The Fed is not the only financial visionary with an exit strategy. Participants in debt, stock, currency, commodity, real estate, and other marketplaces also possess exit (and entrance) schemes and tactics.
What signs probably warn that (for whatever reason, including a potential change in Fed policy) there is a noteworthy (substantial) exit underway from long positions in the UST?
Those on the alert for bulls to exit (bears to enter) the UST corral should monitor German and Japanese sovereign debt marketplace yields. Also remember debt yields and trends for European “periphery” and emerging marketplace nations.
Of course US dollar, S+P 500, and commodity trends entangle with and help to explain exits from (and entrances into) UST (and other interest rate) playgrounds. How much convergence and divergence has there been and will there be between falling (and rising) UST yields and past and future S+P 500 patterns? If UST rates keep rising higher and higher (suppose they exceed the high achieved in the past few weeks), will the S+P 500 inevitably continue to move up and up? Other questions loom. If the Fed keeps repressing UST yields, what will the jury decide for the US dollar (either on a broad, real trade-weighted basis, or in individual crosses against the Euro FX, Japanese Yen, Chinese renminbi, and so forth).

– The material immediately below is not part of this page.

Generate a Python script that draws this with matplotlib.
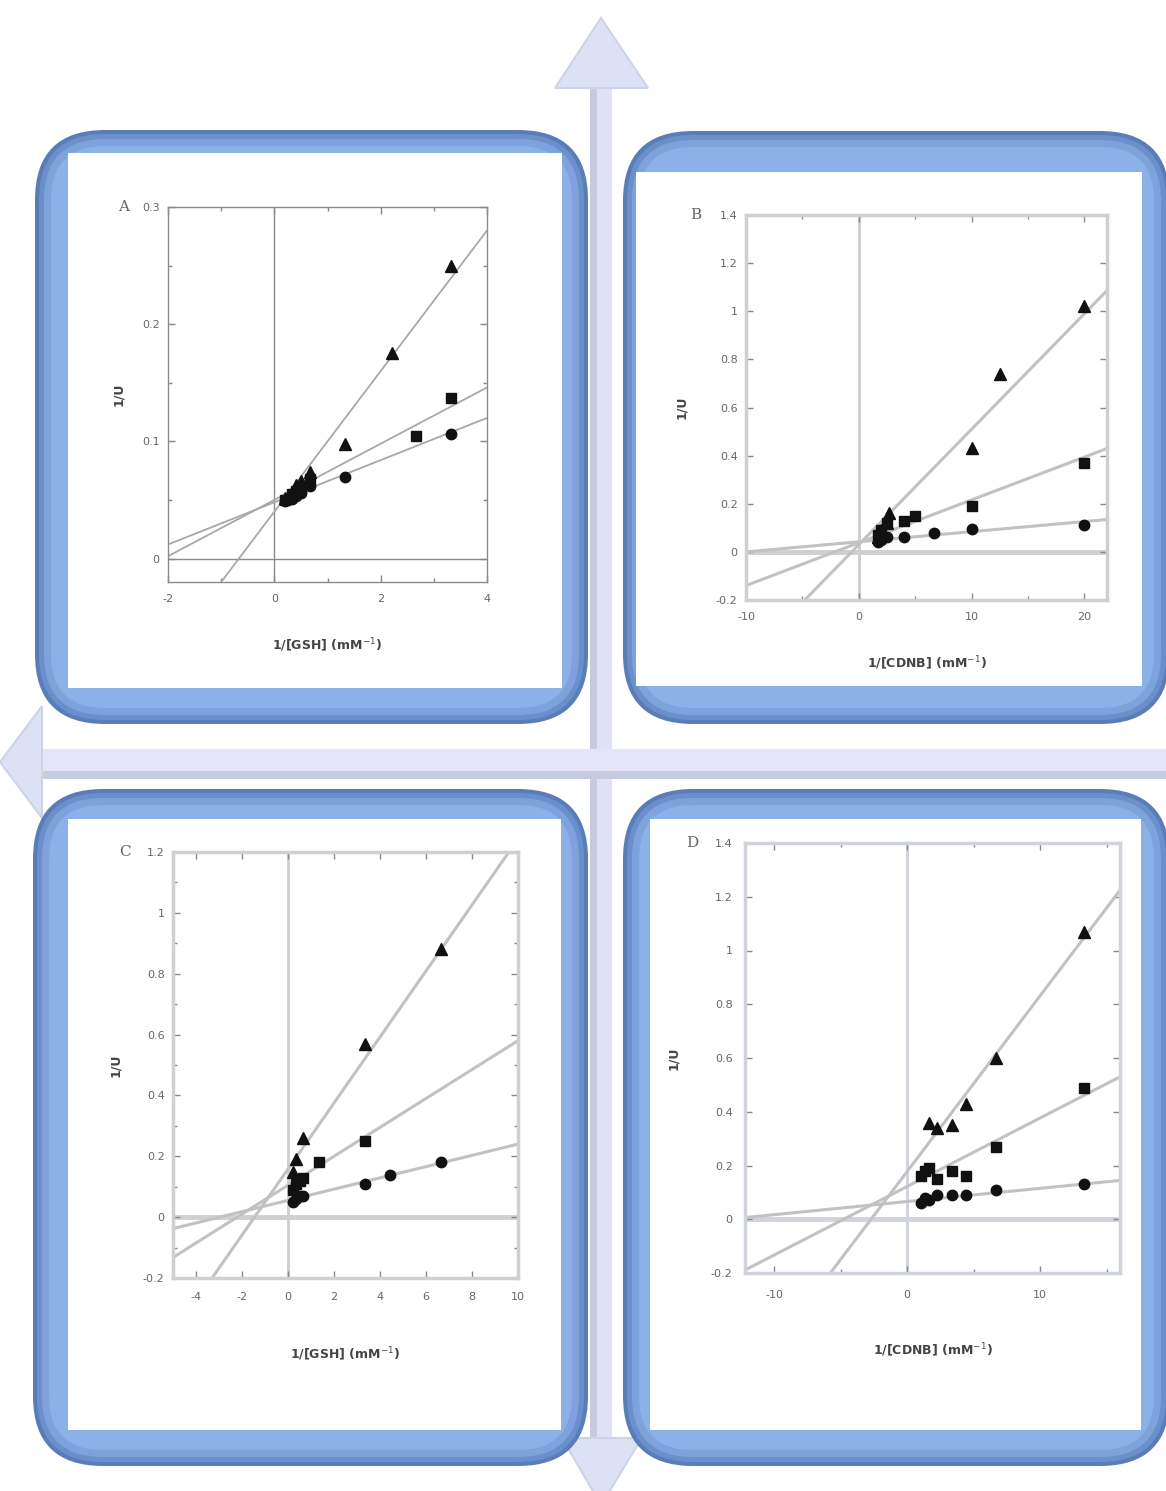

Thus it apparently has become increasingly difficult (at least at low nominal yield levels) to captivate foreigners into buying UST notes and bonds (and T-bills too). The slowdown in overseas net buying of UST probably occurred after March 2013 as well. In this context, note the steady rise in rates since July 2012’s bottom (and the 1.55pc low on 11/16/12 and 1.56pc on 12/6/12). And after all, the US does have some inflation (now around 1.5 percent) and the first several years of the UST yield curve offers no (or very little) real return to foreigners or anyone else. The seven year note now yields around 1.60pc. Even the 10 year’s return is mediocre.